DATASET RECORDS

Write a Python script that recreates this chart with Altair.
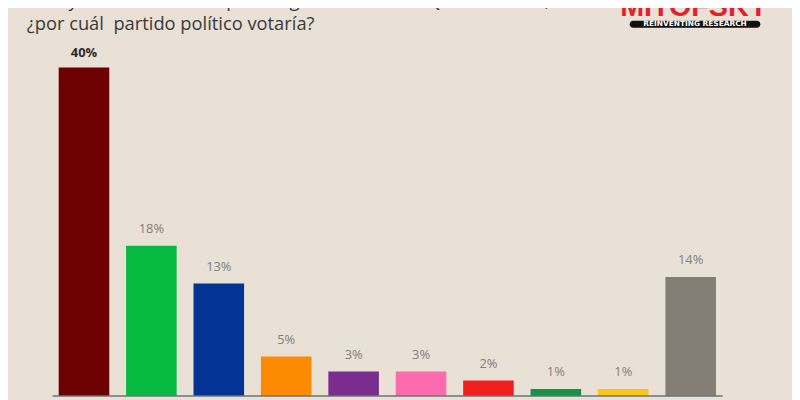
--
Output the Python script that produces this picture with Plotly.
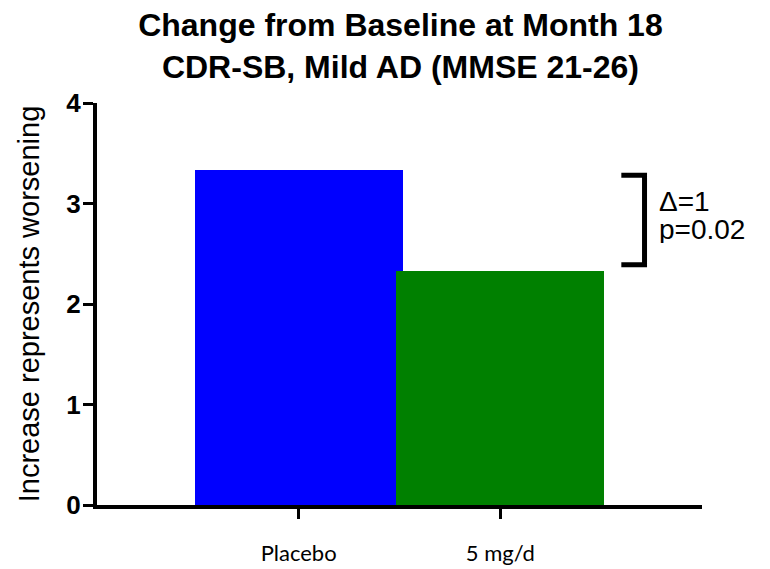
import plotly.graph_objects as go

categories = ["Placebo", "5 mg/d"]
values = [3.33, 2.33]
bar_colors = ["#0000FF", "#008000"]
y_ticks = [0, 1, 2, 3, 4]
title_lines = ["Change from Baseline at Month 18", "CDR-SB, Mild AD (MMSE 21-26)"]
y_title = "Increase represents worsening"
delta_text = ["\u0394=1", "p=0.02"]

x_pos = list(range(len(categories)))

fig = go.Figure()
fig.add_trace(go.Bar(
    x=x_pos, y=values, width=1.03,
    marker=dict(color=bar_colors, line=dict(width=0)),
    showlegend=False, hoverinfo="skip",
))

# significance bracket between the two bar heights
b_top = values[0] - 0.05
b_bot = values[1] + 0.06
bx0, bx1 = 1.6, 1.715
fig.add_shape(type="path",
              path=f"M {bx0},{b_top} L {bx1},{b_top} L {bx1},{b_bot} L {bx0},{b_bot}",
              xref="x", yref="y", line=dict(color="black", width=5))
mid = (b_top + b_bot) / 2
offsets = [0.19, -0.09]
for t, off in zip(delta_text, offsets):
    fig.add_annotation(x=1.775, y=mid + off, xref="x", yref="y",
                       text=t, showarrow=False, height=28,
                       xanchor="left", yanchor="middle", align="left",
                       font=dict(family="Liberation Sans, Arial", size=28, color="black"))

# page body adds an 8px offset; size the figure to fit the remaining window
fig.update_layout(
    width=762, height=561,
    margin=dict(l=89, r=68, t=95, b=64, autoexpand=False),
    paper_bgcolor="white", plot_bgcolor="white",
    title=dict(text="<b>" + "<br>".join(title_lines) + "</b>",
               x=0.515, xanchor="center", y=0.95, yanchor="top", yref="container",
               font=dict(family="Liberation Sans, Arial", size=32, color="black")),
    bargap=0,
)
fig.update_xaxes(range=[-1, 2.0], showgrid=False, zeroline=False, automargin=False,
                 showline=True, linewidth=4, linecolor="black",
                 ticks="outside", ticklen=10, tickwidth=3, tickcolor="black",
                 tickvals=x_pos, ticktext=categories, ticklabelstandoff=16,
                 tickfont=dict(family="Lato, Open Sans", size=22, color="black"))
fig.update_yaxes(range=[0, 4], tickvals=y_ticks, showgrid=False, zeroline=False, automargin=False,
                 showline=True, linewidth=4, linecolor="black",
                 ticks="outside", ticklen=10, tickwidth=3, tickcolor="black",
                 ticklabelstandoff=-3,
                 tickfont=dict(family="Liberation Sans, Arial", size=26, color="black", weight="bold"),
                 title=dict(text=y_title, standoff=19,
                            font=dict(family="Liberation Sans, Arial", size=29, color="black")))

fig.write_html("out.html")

SET TASK
Looking above, find the stretch of lines that opens with the one holding "Output the Python" and closes with the one holding "import plotly.graph_objects as go". Copy it exactly, pictures excluded.

TASK SOLUTION
Output the Python script that produces this picture with Plotly.
import plotly.graph_objects as go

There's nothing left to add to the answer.